Engagement structures such as inwardly protruding hook structures on the upper housing and corresponding snap structures on the rectangular lip may be used in attaching the upper and lower housings. The hook structures may have angled leading edges to form a ramp that facilitates assembly of the upper and lower housings and may have trailing edges with an angle that helps bias the hook structures away from the snap structures to reduce rattling following assembly.

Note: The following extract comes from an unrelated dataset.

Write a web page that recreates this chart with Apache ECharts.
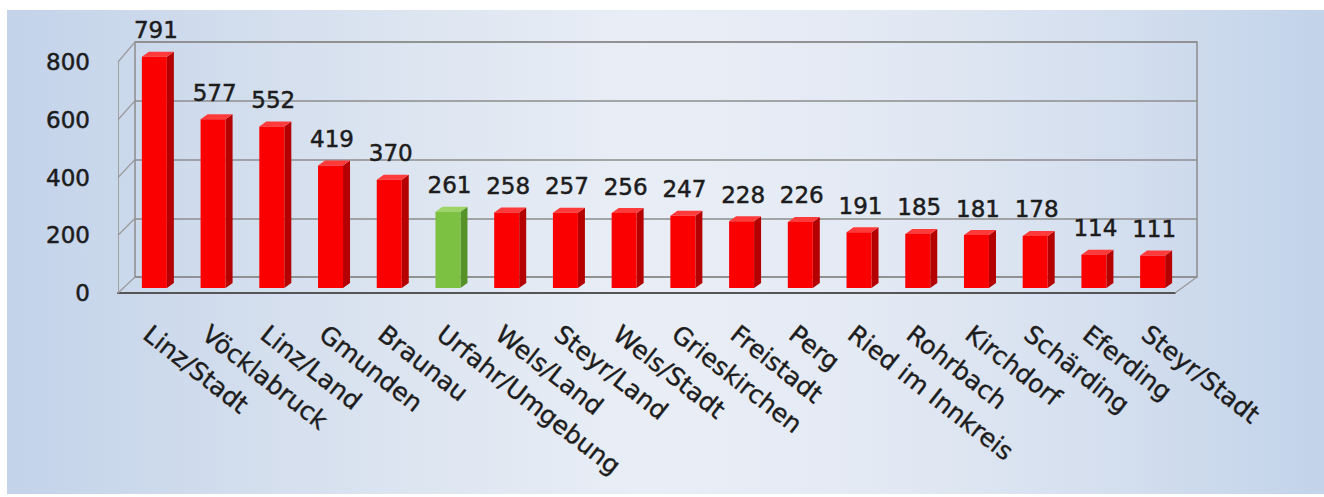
<!DOCTYPE html>
<html>
<head>
<meta charset="utf-8">
<script src="https://cdn.jsdelivr.net/npm/echarts@6/dist/echarts.min.js"></script>
<style>
  html, body { margin: 0; padding: 0; background: #fff; }
  #panel {
    position: absolute; left: 7px; top: 10px; width: 1317px; height: 484px;
    background: linear-gradient(to right, #c3d3ea 0%, #d6e0ee 22%, #e9eef6 48%, #e4eaf4 65%, #d3deee 85%, #c2d3ea 100%);
  }
  #chart { position: absolute; left: 0; top: 0; width: 1324px; height: 497px; }
</style>
</head>
<body>
<div id="panel"></div>
<div id="chart"></div>
<script>
let districts = ['Linz/Stadt', 'Vöcklabruck', 'Linz/Land', 'Gmunden', 'Braunau', 'Urfahr/Umgebung',
  'Wels/Land', 'Steyr/Land', 'Wels/Stadt', 'Grieskirchen', 'Freistadt', 'Perg',
  'Ried im Innkreis', 'Rohrbach', 'Kirchdorf', 'Schärding', 'Eferding', 'Steyr/Stadt'];
let counts = [791, 577, 552, 419, 370, 261, 258, 257, 256, 247, 228, 226, 191, 185, 181, 178, 114, 111];
let highlighted = ['Urfahr/Umgebung'];
let yTicks = [0, 200, 400, 600, 800];

let red = { front: '#fb0000', side: '#b40000', top: '#ff3a3a' };
let green = { front: '#7dc142', side: '#559328', top: '#9dd466' };
let textColor = '#1c1c1c';

function renderBar(params, api) {
  let i = api.value(0);
  let v = api.value(1);
  let base = api.coord([i, 0]);
  let top = api.coord([i, v]);
  let w = 25, d = 7, h = 5;
  let x0 = base[0] - w / 2;
  let x1 = x0 + w;
  let y0 = base[1], y1 = top[1];
  let c = highlighted.indexOf(districts[i]) >= 0 ? green : red;
  return {
    type: 'group',
    children: [
      { type: 'polygon', shape: { points: [[x1, y1], [x1 + d, y1 - h], [x1 + d, y0 - h], [x1, y0]] }, style: { fill: c.side } },
      { type: 'polygon', shape: { points: [[x0, y1], [x0 + d, y1 - h], [x1 + d, y1 - h], [x1, y1]] }, style: { fill: c.top } },
      { type: 'rect', shape: { x: x0, y: y1, width: w, height: y0 - y1 }, style: { fill: c.front } },
      {
        type: 'text',
        style: {
          text: String(v), x: x0 + (w + d) / 2 - 2, y: y1 - h - 10,
          textAlign: 'center', textVerticalAlign: 'bottom',
          font: '23px "DejaVu Sans"', fill: textColor,
          stroke: textColor, lineWidth: 0.5
        }
      }
    ]
  };
}

let myChart = echarts.init(document.getElementById('chart'), null, { renderer: 'svg' });

let option = {
  animation: false,
  grid: [
    // back wall
    { left: 135, right: 127, top: 42, bottom: 220, show: true, borderColor: '#8c8c8c', borderWidth: 1.5 },
    // front plane (axes)
    { left: 118, right: 149, top: 62, bottom: 204 },
    // bar plane
    { left: 125, right: 142, top: 54, bottom: 209 }
  ],
  xAxis: [
    { gridIndex: 0, type: 'category', data: districts, show: false },
    {
      gridIndex: 1, type: 'category', data: districts,
      axisLine: { lineStyle: { color: '#555', width: 2 } },
      axisTick: { length: 8, lineStyle: { color: '#555', width: 2 } },
      axisLabel: { show: false }
    },
    {
      gridIndex: 2, type: 'category', data: districts,
      axisLine: { show: false }, axisTick: { show: false },
      axisLabel: {
        rotate: -38, interval: 0, margin: 33, verticalAlign: 'top',
        fontFamily: 'DejaVu Sans', fontSize: 25, color: textColor,
        textBorderColor: textColor, textBorderWidth: 0.4
      }
    }
  ],
  yAxis: [
    {
      gridIndex: 0, type: 'value', min: 0, max: 800, interval: 200,
      axisLine: { show: false }, axisTick: { show: false }, axisLabel: { show: false },
      splitLine: { lineStyle: { color: '#8c8c8c', width: 1.5 } }
    },
    {
      gridIndex: 1, type: 'value', min: 0, max: 800, interval: 200,
      axisLine: { show: true, lineStyle: { color: '#a0a0a0', width: 1 } },
      axisTick: { show: false },
      splitLine: { show: false },
      axisLabel: {
        margin: 28, fontFamily: 'DejaVu Sans', fontSize: 23, color: textColor,
        textBorderColor: textColor, textBorderWidth: 0.5
      }
    },
    { gridIndex: 2, type: 'value', min: 0, max: 800, show: false, splitLine: { show: false } }
  ],
  series: [{
    type: 'custom',
    xAxisIndex: 2,
    yAxisIndex: 2,
    renderItem: renderBar,
    encode: { x: 0, y: 1 },
    data: counts.map(function (v, i) { return [i, v]; }),
    z: 5
  }]
};
myChart.setOption(option);

// side wall and floor edges joining the front axes to the back wall
let lines = [];
yTicks.forEach(function (t) {
  let f = myChart.convertToPixel({ xAxisIndex: 1, yAxisIndex: 1 }, [0, t]);
  let b = myChart.convertToPixel({ xAxisIndex: 0, yAxisIndex: 0 }, [0, t]);
  lines.push({ x1: 118, y1: f[1], x2: 135, y2: b[1] });
});
let frontZero = myChart.convertToPixel({ xAxisIndex: 1, yAxisIndex: 1 }, [0, 0]);
let backZero = myChart.convertToPixel({ xAxisIndex: 0, yAxisIndex: 0 }, [0, 0]);
lines.push({ x1: 1175, y1: frontZero[1], x2: 1197, y2: backZero[1] });
myChart.setOption({
  graphic: lines.map(function (l) {
    return { type: 'line', shape: l, style: { stroke: '#9a9a9a', lineWidth: 1.2 }, z: 1 };
  })
});
</script>
</body>
</html>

The snap structures may each have a rectangular main opening and lateral extension portions that extend the width of the main opening along the edge of the lip so that the snap structure opening forms a T shape. A heat sink within the electronic device may be used to dissipate heat from the internal components. The heat sink may have a vertical wall portion adjacent to at least one of the hooks and snaps to help prevent the hooks and snaps from becoming disengaged when electronic device is subjected to a drop event.
Further features of the invention, its nature and various advantages will be more apparent from the accompanying drawings and the following detailed description of the preferred embodiments.
BRIEF DESCRIPTION OF THE DRAWINGS
FIG. 1 is an exploded perspective view of an illustrative electronic device with a housing in accordance with an embodiment of the present invention.
FIG. 2 is a perspective view of an underside portion of an upper housing structure in accordance with an embodiment of the present invention.
FIG. 3 is a side view of an illustrative electronic device housing showing how a lower housing portion may have protruding features that engage with corresponding recessed features in an upper housing in accordance with an embodiment of the present invention.
FIG. 4 is a cross-sectional side view of an illustrative electronic device housing in which components have been mounted in accordance with an embodiment of the present invention.
FIG. 5 is a perspective view of a portion of a sidewall structure on a lower housing that forms a lip having a flexing snap structure of the type that may be used as a housing engagement feature for coupling housing structures together in accordance with an embodiment of the present invention.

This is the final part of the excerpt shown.